Wed, 12/22/2021 - 16:57

Citizens for the Preservation of Wainscott asked the New York State Supreme Court Appellate Division on Monday to block the installation of a transmission cable connecting the South Fork Wind Farm to the electric grid until the court ruled on the group’s appeal of what it calls the state’s improper approval of its route through the hamlet.

The wind farm’s developers, Orsted U.S. Offshore Wind and Eversource Energy, have said that onshore construction of the cable could begin as soon as next month, following the Public Service Commission’s November approval of the developers’ environmental management and construction plan. The wind farm’s 12 turbines are to be located about 35 miles east of Montauk Point.

The citizens group, which tried last winter to force a vote on forming an incorporated village of Wainscott from a portion of the hamlet in order to thwart the cable landing there, argues that the wind farm’s land-based infrastructure poses “an unprecedented danger to the community,” according to a statement issued on Monday. East Hampton Town Supervisor Peter Van Scoyoc found the group’s petition for a vote to create a village legally insufficient, following a public hearing on the matter.

The town and the town trustees have both agreed with the developers to land the wind farm cable at the ocean beach at the end of Beach Lane, from which it would travel approximately 4.1 miles underground to a Long Island Power Authority substation in East Hampton, from which it would connect to the electrical grid.

Michael McKeon, a spokesman for the citizens group, said in its statement, “We have worked hard to show the developers, the town, and the state that there are better route alternatives — consistent with how every other wind farm in America has proposed to land its cable — but to date political expedience and money have driven the decisions. We are the only party who hired independent environmental, engineering, and transmission experts who have laid out alternatives that avoid residential neighborhoods. But the rush to get this project completed simply to say ‘we were first’ has forced us to take this step. We continue to believe a fair hearing on the merits will result in a better project that we can all support.”

The citizens group argued unsuccessfully for alternative cable landings at state-owned land at Hither Hills in Montauk, or at Atlantic Avenue in Amagansett. By approving the Beach Lane route, the group said, the state commission “rubber-stamped a route, worked out by the developer and the town in their discussions, that is affirmatively harmful to the environment and poses undue hazards to the residents who live adjacent to the route.”
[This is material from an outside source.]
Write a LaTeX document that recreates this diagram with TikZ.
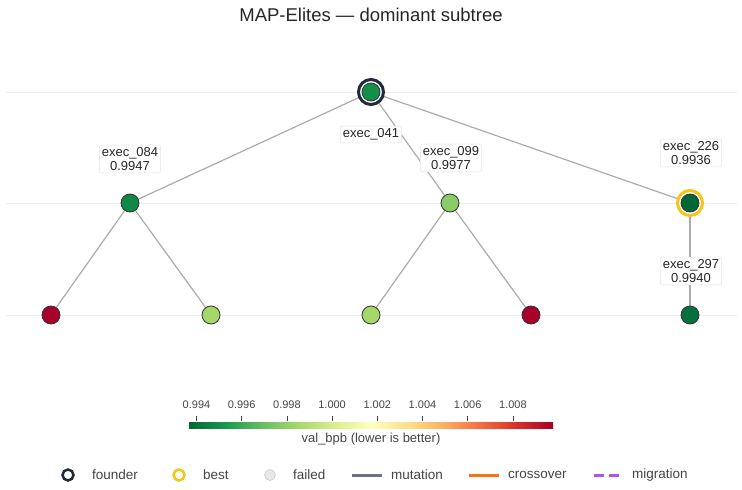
\documentclass[tikz,border=0pt]{standalone}
\usepackage{fontspec}
\setmainfont{Liberation Sans}
\definecolor{c0}{HTML}{006837}
\definecolor{c1}{HTML}{1A9850}
\definecolor{c2}{HTML}{66BD63}
\definecolor{c3}{HTML}{A6D96A}
\definecolor{c4}{HTML}{D9EF8B}
\definecolor{c5}{HTML}{FFFFBF}
\definecolor{c6}{HTML}{FEE08B}
\definecolor{c7}{HTML}{FDAE61}
\definecolor{c8}{HTML}{F46D43}
\definecolor{c9}{HTML}{D73027}
\definecolor{c10}{HTML}{A50026}
\definecolor{txt}{HTML}{444444}
\definecolor{navy}{HTML}{1E2A3A}
\definecolor{gold}{HTML}{F5C518}
\definecolor{edgec}{HTML}{ABABAB}
\definecolor{gridc}{HTML}{EEEEEE}
\definecolor{boxc}{HTML}{E3E3E3}
\definecolor{mutc}{HTML}{6B7280}
\definecolor{crossc}{HTML}{F97316}
\definecolor{migc}{HTML}{A855F7}
\definecolor{failc}{HTML}{E8E8E8}
\definecolor{nA}{HTML}{148F4A}
\definecolor{nB}{HTML}{0F8A46}
\definecolor{nC}{HTML}{8ACD66}
\definecolor{nD}{HTML}{006837}
\definecolor{nE}{HTML}{05703B}
\definecolor{nR}{HTML}{A8022A}
\definecolor{nL}{HTML}{A4D86A}
\pgfdeclarehorizontalshading{rdylgn}{100bp}{color(0bp)=(c0); color(25bp)=(c0); color(30bp)=(c1); color(35bp)=(c2); color(40bp)=(c3); color(45bp)=(c4); color(50bp)=(c5); color(55bp)=(c6); color(60bp)=(c7); color(65bp)=(c8); color(70bp)=(c9); color(75bp)=(c10); color(100bp)=(c10)}
\tikzset{
  tnode/.style={circle, draw=black!80, line width=0.8pt, minimum size=18pt, inner sep=0pt},
  ring/.style={circle, line width=3pt, minimum size=25pt, inner sep=0pt, fill=white},
  lbl/.style={draw=boxc, fill=white, rounded corners=2pt, text=black!85, font=\fontsize{13}{13.5}\selectfont, align=center, inner sep=2.5pt},
  link/.style={draw=edgec, line width=1.2pt},
  gridline/.style={draw=gridc, line width=1pt},
  legtxt/.style={text=txt, font=\fontsize{13.5}{14}\selectfont, anchor=west, inner sep=0pt},
  ticktxt/.style={text=txt, font=\fontsize{11}{12}\selectfont, inner sep=0pt}
}
\begin{document}
\begin{tikzpicture}[x=1pt,y=-1pt]
\useasboundingbox (0,0) rectangle (742,490);
% title
\node[text=black!85, font=\fontsize{18.5}{20}\selectfont] (title) at (371,15) {MAP-Elites — dominant subtree};
% grid lines
\foreach \yy in {92,203,315} \draw[gridline] (6,\yy) -- (737,\yy);
% node positions
\coordinate (p041) at (371,92);
\coordinate (p084) at (130,203);
\coordinate (p099) at (450,203);
\coordinate (p226) at (690,203);
\coordinate (l1) at (51,315);
\coordinate (l2) at (211,315);
\coordinate (l3) at (371,315);
\coordinate (l4) at (531,315);
\coordinate (p297) at (690,315);
% edges
\draw[link] (p041) -- (p084);
\draw[link] (p041) -- (p099);
\draw[link] (p041) -- (p226);
\draw[link] (p084) -- (l1);
\draw[link] (p084) -- (l2);
\draw[link] (p099) -- (l3);
\draw[link] (p099) -- (l4);
\draw[link] (p226) -- (p297);
% rings
\node[ring, draw=navy] (r041) at (p041) {};
\node[ring, draw=gold] (r226) at (p226) {};
% nodes
\node[tnode, fill=nA] (n041) at (p041) {};
\node[tnode, fill=nB] (n084) at (p084) {};
\node[tnode, fill=nC] (n099) at (p099) {};
\node[tnode, fill=nD] (n226) at (p226) {};
\node[tnode, fill=nR] (n1) at (l1) {};
\node[tnode, fill=nL] (n2) at (l2) {};
\node[tnode, fill=nL] (n3) at (l3) {};
\node[tnode, fill=nR] (n4) at (l4) {};
\node[tnode, fill=nE] (n297) at (p297) {};
% labels
\node[lbl] (t041) at (371,134.5) {exec\_041};
\node[lbl] (t084) at (130,159) {exec\_084\\0.9947};
\node[lbl] (t099) at (451,158) {exec\_099\\0.9977};
\node[lbl] (t226) at (691,153) {exec\_226\\0.9936};
\node[lbl] (t297) at (691,271) {exec\_297\\0.9940};
% colorbar
\path[shading=rdylgn] (189,422) rectangle (553,428);
\foreach \xx/\tl in {196.5/0.994,241.7/0.996,286.9/0.998,332.1/1.000,377.3/1.002,422.5/1.004,467.7/1.006,512.9/1.008} {
  \draw[txt, line width=0.8pt] (\xx,416) -- (\xx,421);
  \node[ticktxt] at (\xx,405) {\tl};
}
\node[text=txt, font=\fontsize{13}{14}\selectfont, inner sep=0pt] (cbt) at (371,439) {val\_bpb (lower is better)};
% legend
\node[circle, draw=navy, line width=2.5pt, minimum size=11pt, inner sep=0pt] (lgf) at (68,475) {};
\node[legtxt] (lgft) at (92,475) {founder};
\node[circle, draw=gold, line width=2.5pt, minimum size=11pt, inner sep=0pt] (lgb) at (179,475) {};
\node[legtxt] (lgbt) at (203,475) {best};
\node[circle, draw=black!20, fill=failc, line width=0.6pt, minimum size=11pt, inner sep=0pt] (lgx) at (270,475) {};
\node[legtxt] (lgxt) at (293,475) {failed};
\coordinate (m1) at (352,475); \coordinate (m2) at (382,475);
\draw[mutc, line width=3pt] (m1) -- (m2);
\node[legtxt] (lgmt) at (391,475) {mutation};
\coordinate (c1a) at (469,475); \coordinate (c2a) at (499,475);
\draw[crossc, line width=3pt] (c1a) -- (c2a);
\node[legtxt] (lgct) at (508,475) {crossover};
\coordinate (g1) at (594,475); \coordinate (g2) at (619,475);
\draw[migc, line width=3pt, dash pattern=on 10pt off 5pt] (g1) -- (g2);
\node[legtxt] (lggt) at (632,475) {migration};
\end{tikzpicture}
\end{document}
The group stated in its court motion that the developers failed to conduct agreed-upon soil and groundwater testing, without which they say construction along the cable’s underground route will exacerbate perfluoroalkyl and polyfluoroalkyl substances’ contamination of the surrounding environment. Perfluorinated chemicals, known as PFAS, have been detected around East Hampton Airport. 

A spokeswoman for Orsted and Eversource said the developers declined to comment on the citizens group’s move.